- WHAT YOU ARE ASKED TO DO
Exactly repeat the material, dropping only the pictures.

- PROVIDED MATERIAL
- - -
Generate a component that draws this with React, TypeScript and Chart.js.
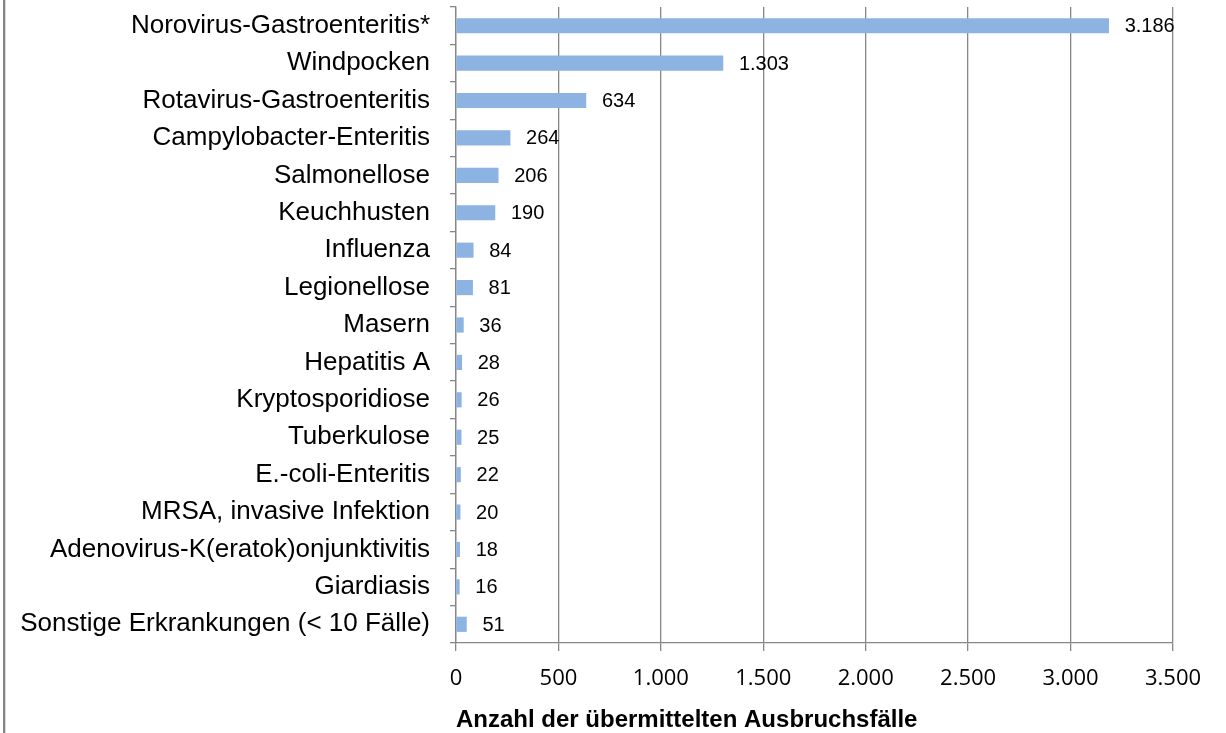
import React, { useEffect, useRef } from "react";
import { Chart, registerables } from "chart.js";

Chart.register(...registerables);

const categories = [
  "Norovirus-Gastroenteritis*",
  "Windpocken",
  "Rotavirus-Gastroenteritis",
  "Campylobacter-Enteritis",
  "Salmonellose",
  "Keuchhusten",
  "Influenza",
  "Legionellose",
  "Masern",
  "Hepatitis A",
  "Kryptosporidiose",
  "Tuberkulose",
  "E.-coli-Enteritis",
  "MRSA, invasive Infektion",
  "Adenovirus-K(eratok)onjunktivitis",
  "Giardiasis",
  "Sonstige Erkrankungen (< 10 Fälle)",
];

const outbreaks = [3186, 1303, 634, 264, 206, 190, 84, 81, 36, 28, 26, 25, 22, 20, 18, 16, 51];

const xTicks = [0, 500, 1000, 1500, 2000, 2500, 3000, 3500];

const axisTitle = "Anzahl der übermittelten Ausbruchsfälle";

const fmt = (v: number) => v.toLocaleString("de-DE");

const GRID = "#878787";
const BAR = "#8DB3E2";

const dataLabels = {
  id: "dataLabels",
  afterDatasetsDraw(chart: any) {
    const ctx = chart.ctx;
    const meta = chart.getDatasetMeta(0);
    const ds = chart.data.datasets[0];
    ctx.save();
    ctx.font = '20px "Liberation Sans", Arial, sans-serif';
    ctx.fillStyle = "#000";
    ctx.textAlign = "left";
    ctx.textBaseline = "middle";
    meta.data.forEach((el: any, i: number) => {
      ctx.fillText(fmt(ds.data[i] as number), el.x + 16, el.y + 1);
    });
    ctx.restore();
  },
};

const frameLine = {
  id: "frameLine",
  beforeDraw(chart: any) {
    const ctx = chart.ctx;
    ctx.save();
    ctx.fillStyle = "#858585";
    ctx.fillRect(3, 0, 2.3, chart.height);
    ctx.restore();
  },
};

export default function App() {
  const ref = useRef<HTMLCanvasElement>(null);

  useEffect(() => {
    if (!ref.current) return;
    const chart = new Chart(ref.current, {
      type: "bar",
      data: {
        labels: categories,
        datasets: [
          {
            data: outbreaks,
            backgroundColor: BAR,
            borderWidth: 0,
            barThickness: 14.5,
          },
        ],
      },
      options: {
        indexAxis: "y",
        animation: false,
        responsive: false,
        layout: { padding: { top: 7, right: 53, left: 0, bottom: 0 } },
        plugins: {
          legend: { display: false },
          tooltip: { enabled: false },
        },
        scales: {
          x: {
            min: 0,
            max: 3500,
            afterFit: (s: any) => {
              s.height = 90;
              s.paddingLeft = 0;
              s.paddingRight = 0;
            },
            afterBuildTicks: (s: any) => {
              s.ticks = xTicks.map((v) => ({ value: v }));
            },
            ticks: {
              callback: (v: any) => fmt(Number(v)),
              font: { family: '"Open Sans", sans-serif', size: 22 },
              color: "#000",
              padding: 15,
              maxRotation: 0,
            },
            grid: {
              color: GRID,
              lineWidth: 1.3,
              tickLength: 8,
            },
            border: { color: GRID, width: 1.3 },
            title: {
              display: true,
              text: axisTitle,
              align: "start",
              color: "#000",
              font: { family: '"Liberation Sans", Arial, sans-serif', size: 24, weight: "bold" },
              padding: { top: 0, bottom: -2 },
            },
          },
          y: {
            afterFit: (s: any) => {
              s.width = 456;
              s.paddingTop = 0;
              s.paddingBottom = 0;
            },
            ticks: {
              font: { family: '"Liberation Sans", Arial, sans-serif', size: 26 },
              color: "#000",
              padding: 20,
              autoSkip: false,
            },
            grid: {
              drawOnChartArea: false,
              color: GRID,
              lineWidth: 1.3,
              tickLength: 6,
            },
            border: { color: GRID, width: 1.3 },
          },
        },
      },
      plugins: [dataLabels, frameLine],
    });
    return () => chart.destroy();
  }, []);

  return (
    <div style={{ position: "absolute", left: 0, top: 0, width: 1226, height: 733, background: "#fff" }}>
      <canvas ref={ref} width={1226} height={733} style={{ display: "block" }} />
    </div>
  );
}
- - -
- TASK ANSWER
Generate a component that draws this with React, TypeScript and Chart.js.
import React, { useEffect, useRef } from "react";
import { Chart, registerables } from "chart.js";

Chart.register(...registerables);

const categories = [
  "Norovirus-Gastroenteritis*",
  "Windpocken",
  "Rotavirus-Gastroenteritis",
  "Campylobacter-Enteritis",
  "Salmonellose",
  "Keuchhusten",
  "Influenza",
  "Legionellose",
  "Masern",
  "Hepatitis A",
  "Kryptosporidiose",
  "Tuberkulose",
  "E.-coli-Enteritis",
  "MRSA, invasive Infektion",
  "Adenovirus-K(eratok)onjunktivitis",
  "Giardiasis",
  "Sonstige Erkrankungen (< 10 Fälle)",
];

const outbreaks = [3186, 1303, 634, 264, 206, 190, 84, 81, 36, 28, 26, 25, 22, 20, 18, 16, 51];

const xTicks = [0, 500, 1000, 1500, 2000, 2500, 3000, 3500];

const axisTitle = "Anzahl der übermittelten Ausbruchsfälle";

const fmt = (v: number) => v.toLocaleString("de-DE");

const GRID = "#878787";
const BAR = "#8DB3E2";

const dataLabels = {
  id: "dataLabels",
  afterDatasetsDraw(chart: any) {
    const ctx = chart.ctx;
    const meta = chart.getDatasetMeta(0);
    const ds = chart.data.datasets[0];
    ctx.save();
    ctx.font = '20px "Liberation Sans", Arial, sans-serif';
    ctx.fillStyle = "#000";
    ctx.textAlign = "left";
    ctx.textBaseline = "middle";
    meta.data.forEach((el: any, i: number) => {
      ctx.fillText(fmt(ds.data[i] as number), el.x + 16, el.y + 1);
    });
    ctx.restore();
  },
};

const frameLine = {
  id: "frameLine",
  beforeDraw(chart: any) {
    const ctx = chart.ctx;
    ctx.save();
    ctx.fillStyle = "#858585";
    ctx.fillRect(3, 0, 2.3, chart.height);
    ctx.restore();
  },
};

export default function App() {
  const ref = useRef<HTMLCanvasElement>(null);

  useEffect(() => {
    if (!ref.current) return;
    const chart = new Chart(ref.current, {
      type: "bar",
      data: {
        labels: categories,
        datasets: [
          {
            data: outbreaks,
            backgroundColor: BAR,
            borderWidth: 0,
            barThickness: 14.5,
          },
        ],
      },
      options: {
        indexAxis: "y",
        animation: false,
        responsive: false,
        layout: { padding: { top: 7, right: 53, left: 0, bottom: 0 } },
        plugins: {
          legend: { display: false },
          tooltip: { enabled: false },
        },
        scales: {
          x: {
            min: 0,
            max: 3500,
            afterFit: (s: any) => {
              s.height = 90;
              s.paddingLeft = 0;
              s.paddingRight = 0;
            },
            afterBuildTicks: (s: any) => {
              s.ticks = xTicks.map((v) => ({ value: v }));
            },
            ticks: {
              callback: (v: any) => fmt(Number(v)),
              font: { family: '"Open Sans", sans-serif', size: 22 },
              color: "#000",
              padding: 15,
              maxRotation: 0,
            },
            grid: {
              color: GRID,
              lineWidth: 1.3,
              tickLength: 8,
            },
            border: { color: GRID, width: 1.3 },
            title: {
              display: true,
              text: axisTitle,
              align: "start",
              color: "#000",
              font: { family: '"Liberation Sans", Arial, sans-serif', size: 24, weight: "bold" },
              padding: { top: 0, bottom: -2 },
            },
          },
          y: {
            afterFit: (s: any) => {
              s.width = 456;
              s.paddingTop = 0;
              s.paddingBottom = 0;
            },
            ticks: {
              font: { family: '"Liberation Sans", Arial, sans-serif', size: 26 },
              color: "#000",
              padding: 20,
              autoSkip: false,
            },
            grid: {
              drawOnChartArea: false,
              color: GRID,
              lineWidth: 1.3,
              tickLength: 6,
            },
            border: { color: GRID, width: 1.3 },
          },
        },
      },
      plugins: [dataLabels, frameLine],
    });
    return () => chart.destroy();
  }, []);

  return (
    <div style={{ position: "absolute", left: 0, top: 0, width: 1226, height: 733, background: "#fff" }}>
      <canvas ref={ref} width={1226} height={733} style={{ display: "block" }} />
    </div>
  );
}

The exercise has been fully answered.